Sans attendre les résultats de ces études chez l’animal, des campagnes de sensibilisation ont déjà mobilisé les instances françaises. D’après l’Agence nationale de sécurité sanitaire (Anses), la consommation d’antibiotiques a baissé de près de moitié en France chez les animaux entre 2009 et 2019. En 2005, 759 tonnes d’antibiotiques étaient utilisées en médecine humaine versus 1 320 tonnes en médecine vétérinaire, alors qu’en 2018, 728 tonnes d’antibiotiques étaient destinées à la santé humaine et 471 tonnes à la santé animale en France. Et en 2019, 422 tonnes d’antibiotiques ont été consommées par les populations animales, soit encore 10,5 % de moins qu’en 2018. « Par rapport à 2011, une baisse de 45,3 % de la pression des traitements antibiotiques est observée, avec une décroissance régulière », indique Jean-Pierre Orand, directeur de l’Agence nationale du médicament vétérinaire (ANMV). Entre 2018 et 2019, l’exposition a nettement baissé pour les bovins (-9,9 %), les porcs (- 16,4 %) et les volailles (- 12,8 %), les trois espèces les plus consommatrices en volume. En revanche, les lapins (+ 1,5 %) et les carnivores domestiques, chiens et chats principalement (+ 2,1 %), ont vu leur exposition augmenter légèrement.

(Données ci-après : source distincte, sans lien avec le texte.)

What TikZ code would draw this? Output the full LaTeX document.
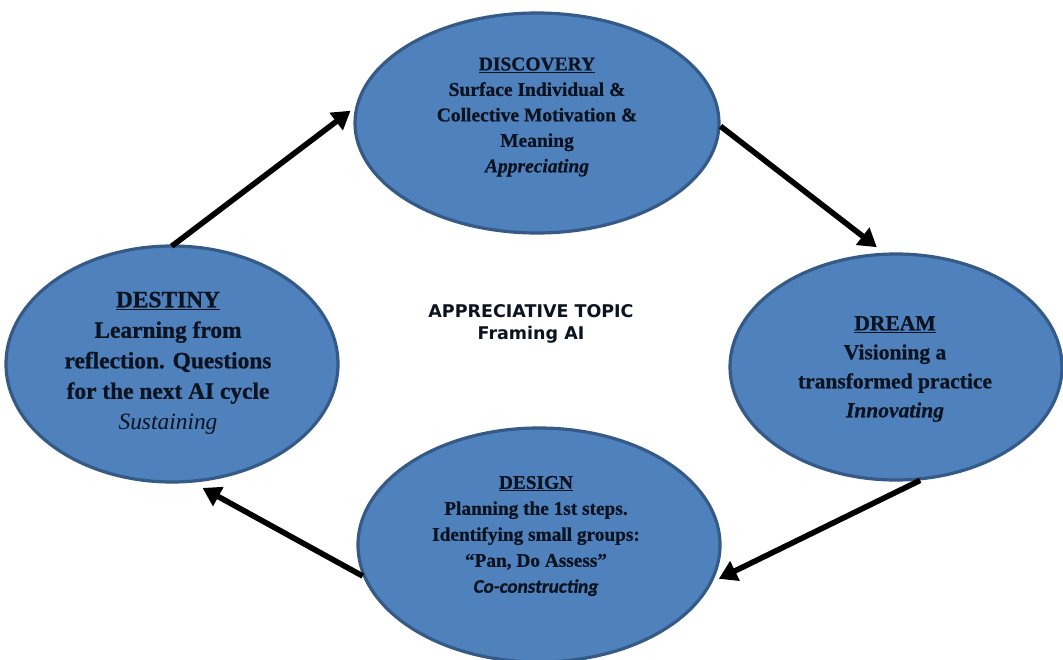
\documentclass[tikz,border=0pt]{standalone}
\usepackage{fontspec}
\setmainfont{Liberation Serif}[BoldFeatures={FakeBold=0.8},BoldItalicFeatures={FakeBold=0.8}]
\newfontfamily\topicfont{DejaVu Sans}
\newfontfamily\calfont{Carlito}[BoldItalicFeatures={FakeBold=0.8}]
\usetikzlibrary{shapes.geometric,arrows.meta}

\definecolor{phasefill}{HTML}{4F81BD}
\definecolor{phaseedge}{HTML}{365A87}
\definecolor{phasetext}{HTML}{0C1320}

\tikzset{
  phase/.style={ellipse, draw=phaseedge, line width=3.2bp, fill=phasefill, inner sep=0pt},
  phasetxt/.style={align=center, text=phasetext, font=\bfseries, inner sep=0pt},
  cyclearrow/.style={line width=5.6bp, draw=black, -{Triangle[length=18bp,width=21bp]}},
}

\begin{document}
\begin{tikzpicture}[x=1bp,y=-1bp]
  \useasboundingbox (0,0) rectangle (1063,660);
  \fill[white] (0,0) rectangle (1063,660);

  % the four phases of the cycle
  \node[phase, minimum width=364bp, minimum height=220bp] (discovery) at (537,123) {};
  \node[phase, minimum width=332bp, minimum height=226bp] (dream)     at (896,367) {};
  \node[phase, minimum width=362bp, minimum height=234bp] (design)    at (539,545) {};
  \node[phase, minimum width=332bp, minimum height=236bp] (destiny)   at (172,364) {};

  % phase texts
  \node[phasetxt, font=\bfseries\fontsize{19.5bp}{25.5bp}\selectfont] (discoverytxt) at (537,117)
    {\underline{DISCOVERY}\\Surface Individual \&\\Collective Motivation \&\\Meaning\\\textit{Appreciating}};
  \node[phasetxt, font=\bfseries\fontsize{21.5bp}{29bp}\selectfont] (dreamtxt) at (895,369)
    {\underline{DREAM}\\Visioning a\\transformed practice\\\textit{Innovating}};
  \node[phasetxt, font=\bfseries\fontsize{19.3bp}{26bp}\selectfont] (designtxt) at (536,536)
    {\underline{DESIGN}\\Planning the 1st steps.\\Identifying small groups:\\``Pan, Do Assess''\\{\calfont\itshape Co-constructing}};
  \node[phasetxt, font=\bfseries\fontsize{23.4bp}{30.5bp}\selectfont] (destinytxt) at (168,363)
    {\underline{DESTINY}\\Learning from\\reflection. Questions\\for the next AI cycle\\{\mdseries\itshape Sustaining}};

  % topic in the middle
  \node[align=center, text=phasetext, font=\topicfont\bfseries\fontsize{17.5bp}{22bp}\selectfont, inner sep=0pt] (topic) at (531,324)
    {APPRECIATIVE TOPIC\\Framing AI};

  % connectors around the cycle
  \draw[cyclearrow, shorten <=-3bp, shorten >=6bp] (destiny.89)  -- (discovery.175);
  \draw[cyclearrow, shorten >=9bp]                 (discovery.-1) -- (dream.96);
  \draw[cyclearrow, shorten >=7bp]                 (dream.-78)   -- (design.-12);
  \draw[cyclearrow, shorten >=11bp]                (design.190)  -- (destiny.-80);
\end{tikzpicture}
\end{document}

Bien que les tonnages ne représentent pas la consommation réelle d’antibiotiques, puisque la taille des populations traitées diffère et que les quantités de chaque molécule utilisée chez l’homme et l’animal ne sont pas les mêmes, les chiffres attestent d’une nette diminution de la consommation d’antibiotiques en médecine vétérinaire, mais pas en médecine humaine. Les niveaux de consommation observés en santé humaine en France se situent encore 30 % au-dessus de la moyenne européenne. Cependant, la consommation globale des antibiotiques, exprimée en doses définies journalières (DDJ), se stabilise après une baisse de 15 % de 2009 à 2018.

Globalement sur la bonne voie, il ne faut pas baisser la garde. En effet, la résistance aux antibiotiques ne connaît pas de frontière. Si les bonnes pratiques en France commencent à porter leurs fruits, ces efforts doivent être déclinés à l’échelle mondiale, tant dans les populations humaines qu’animales. Il est donc primordial de continuer à promouvoir et d’amplifier les actions en faveur d’un bon usage des antibiotiques auprès de tous les acteurs concernés : citoyens, patients, professionnels de la santé humaine et animale, décideurs. La résistance aux antimicrobiens est une priorité mondiale qui doit s’inscrire dans le cadre d’une collaboration placée sous l’égide du concept “One health”. L’homme, les plantes, l’environnement et les animaux jouent en effet un rôle dans cette crise sanitaire majeure, dont toutes les conséquences doivent être prises en compte.